Dr. Andrew Light, professor of philosophy, public policy and atmospheric sciences at George Mason University, and international climate negotiator, will deliver a lecture titled “Creating, Preserving and Defending the Paris Agreement on Climate Change” on Thursday, March 19, at 4:30 p.m. at the Weasler Auditorium.
Light is a distinguished senior fellow in the Climate Program at the World Resources Institute in Washington, D.C. From 2013-16, he served as senior adviser and India counselor to the U.S. Special Envoy on Climate Change, and as staff climate adviser to Secretary of State John Kerry in the Office of Policy Planning in the U.S. Department of State.
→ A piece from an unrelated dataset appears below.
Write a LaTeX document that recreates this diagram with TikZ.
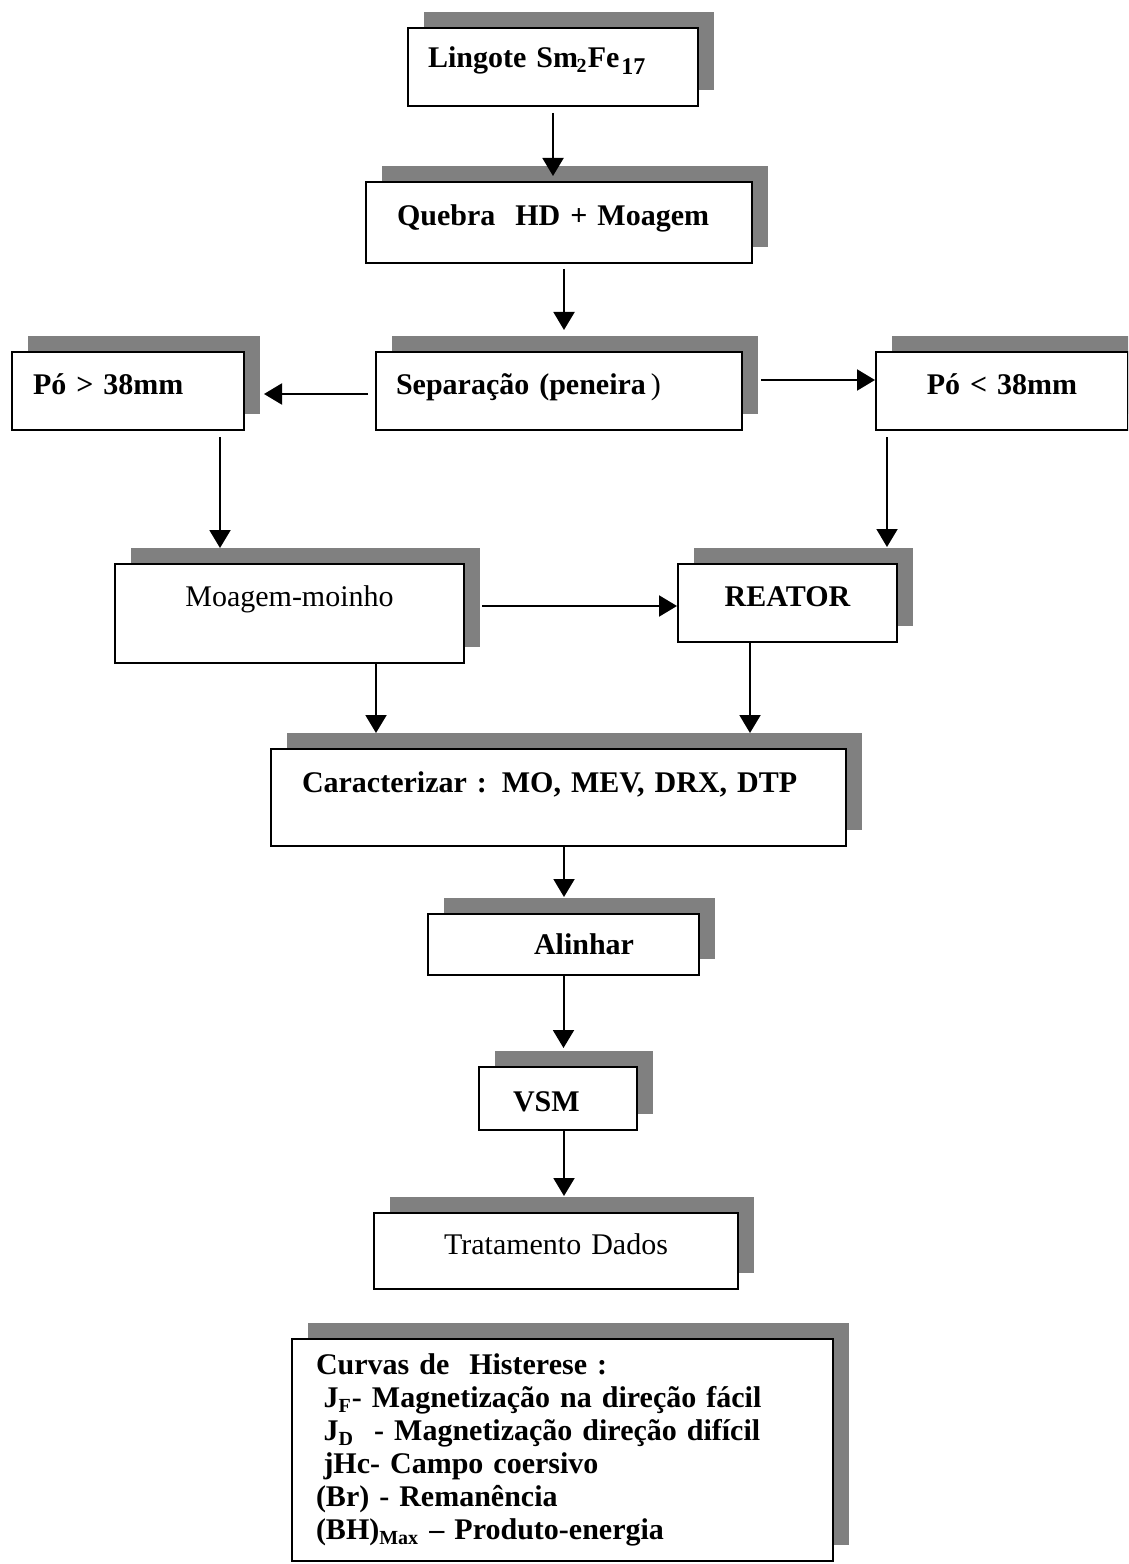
\documentclass[tikz,border=0pt]{standalone}
\usepackage{fontspec}
\setmainfont{Liberation Serif}
\usetikzlibrary{arrows.meta,shadows}
\definecolor{sombra}{gray}{0.5}
\setlength{\parindent}{0pt}

\begin{document}
\fontsize{12}{13.2}\selectfont
\begin{tikzpicture}[x=0.4pt, y=-0.4pt,
	etapa/.style={draw, line width=0.8pt, fill=white, anchor=north west, inner sep=0pt, align=left, font=\bfseries,
		drop shadow={shadow xshift=6.4pt, shadow yshift=6.4pt, opacity=1, fill=sombra, draw=none}},
	seta/.style={-{Triangle[width=8.4pt, length=7.2pt]}, line width=0.8pt}]

	\useasboundingbox (0,0) rectangle (1128,1564);
	\clip (0,0) rectangle (1128,1564);

	\node[etapa, text width=116pt, text height=16pt, text depth=15.2pt] (lingote) at (407,27) {\hspace*{8pt}Lingote Sm\kern-0.6pt\textsubscript{2}Fe\kern0.8pt\raisebox{-2.8pt}{\fontsize{9.6}{9.6}\selectfont 17}};

	\node[etapa, text width=154.4pt, text height=17.6pt, text depth=14.8pt] (quebra) at (365,181) {\hspace*{12.4pt}Quebra~ HD + Moagem};

	\node[etapa, text width=146.4pt, text height=16.8pt, text depth=14.4pt] (separacao) at (375,351) {\hspace*{8pt}Separação (peneira\,{\mdseries )}};

	\node[etapa, text width=92.8pt, text height=16.8pt, text depth=14.4pt] (po1) at (11,351) {\hspace*{8.4pt}Pó > 38mm};
	\node[etapa, align=center, text width=100.8pt, text height=16.8pt, text depth=14.4pt] (po2) at (875,351) {Pó < 38mm};

	\node[etapa, font=\mdseries, align=center, text width=139.6pt, text height=16.8pt, text depth=22.8pt] (moagem) at (114,563) {Moagem-moinho};
	\node[etapa, align=center, text width=87.6pt, text height=16.8pt, text depth=14.4pt] (reator) at (677,563) {REATOR};

	\node[etapa, text width=230pt, text height=17.2pt, text depth=21.6pt] (caracterizar) at (270,748) {\hspace*{12.4pt}Caracterizar : MO, MEV, DRX, DTP};

	\node[etapa, text width=108.4pt, text height=16pt, text depth=8.4pt] (alinhar) at (427,913) {\hspace*{42.4pt}Alinhar};

	\node[etapa, text width=63.2pt, text height=17.6pt, text depth=7.6pt] (vsm) at (478,1066) {\hspace*{13.6pt}VSM};

	\node[etapa, font=\mdseries, align=center, text width=145.6pt, text height=16.4pt, text depth=14pt] (tratamento) at (373,1212) {Tratamento Dados};

	% propriedades medidas
	\node[etapa, inner xsep=9.6pt, text width=197.2pt, minimum height=88.8pt] (curvas) at (291,1338) {Curvas de~ Histerese :\\
		\hspace*{0.25em}J\textsubscript{F}- Magnetização na direção fácil\\
		\hspace*{0.25em}J\textsubscript{D}~ - Magnetização direção difícil\\
		\hspace*{0.25em}jHc- Campo coersivo\\
		(Br) - Remanência\\
		(BH)\textsubscript{Max}~– Produto-energia};

	\draw[seta, shorten <=2.4pt, shorten >=2pt] (lingote.south) -- (lingote.south |- quebra.north);
	\draw[seta, shorten <=2pt, shorten >=8.4pt] ([xshift=2pt]quebra.south) -- ([xshift=2pt]quebra.south |- separacao.north);

	\draw[seta] ([xshift=-2.8pt, yshift=-1.2pt]separacao.west) -- ([xshift=7.6pt, yshift=-1.2pt]po1.east);
	\draw[seta] ([xshift=7.2pt, yshift=4.4pt]separacao.east) -- ([yshift=4.4pt]po2.west);

	\draw[seta, shorten <=2.4pt, shorten >=6pt] ([xshift=36.8pt]po1.south) -- ([xshift=36.8pt]po1.south |- moagem.north);
	\draw[seta, shorten <=2.4pt, shorten >=6.4pt] ([xshift=-46pt]po2.south) -- ([xshift=-46pt]po2.south |- reator.north);

	\draw[seta] ([xshift=6.8pt, yshift=3pt]moagem.east) -- ([yshift=3pt]moagem.east -| reator.west);

	\draw[seta, shorten >=6pt] ([xshift=34.6pt]moagem.south) -- ([xshift=34.6pt]moagem.south |- caracterizar.north);
	\draw[seta, shorten >=6pt] ([xshift=-15pt]reator.south) -- ([xshift=-15pt]reator.south |- caracterizar.north);

	\draw[seta, shorten >=6.4pt] ([xshift=2.2pt]caracterizar.south) -- ([xshift=2.2pt]caracterizar.south |- alinhar.north);
	\draw[seta, shorten >=7.2pt] (alinhar.south) -- (alinhar.south |- vsm.north);
	\draw[seta, shorten >=6.4pt] ([xshift=2.4pt]vsm.south) -- ([xshift=2.4pt]vsm.south |- tratamento.north);

\end{tikzpicture}
\end{document}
He is also the recipient of the U.S. Department of State’s Superior Honor Award for his work in creating and negotiating the Paris Agreement on climate change.
During his lecture, Light will review the United Nations’ recent history of climate negotiations.
In December 2015, representatives from more than 190 countries met in Paris for the 21st meeting of the United Nations Framework Convention on Climate Change during which a new and ambitious international climate agreement was created. Many heralded the agreement as a groundbreaking achievement for international diplomacy and global climate action. Others argue the climate commitments in it are too weak to achieve the goals of the agreement.
In the wake of the United States’ announcement of its intended withdrawal from the agreement, Light will break down the significance of the agreement, why it is worth fighting for its preservation and how the current circumstances of the agreement evolved from previous failures in the process. He will also explain overcoming the immense hurdle of justly assigning responsibility for hitting global emission reduction targets and more. The lecture will conclude with a look at the future of global climate cooperation, including how communities are prepared to defend the agreement.
Following Light’s lecture, Dr. Tim Tharp, assistant professor of physics; Dr. David Nowacek, adjunct assistant professor of social and cultural sciences; and Dr. Jame Schaefer, associate professor of theology, will further discuss and answer questions about the Paris Agreement and climate change overall. The professors — all in the Klingler College of Arts and Sciences — team teach a course called Energy Use and Human- Induced Climate Change.
The lecture, sponsored by the Simmons Religious Commitment fund, is free and open to the public. Registration is not required.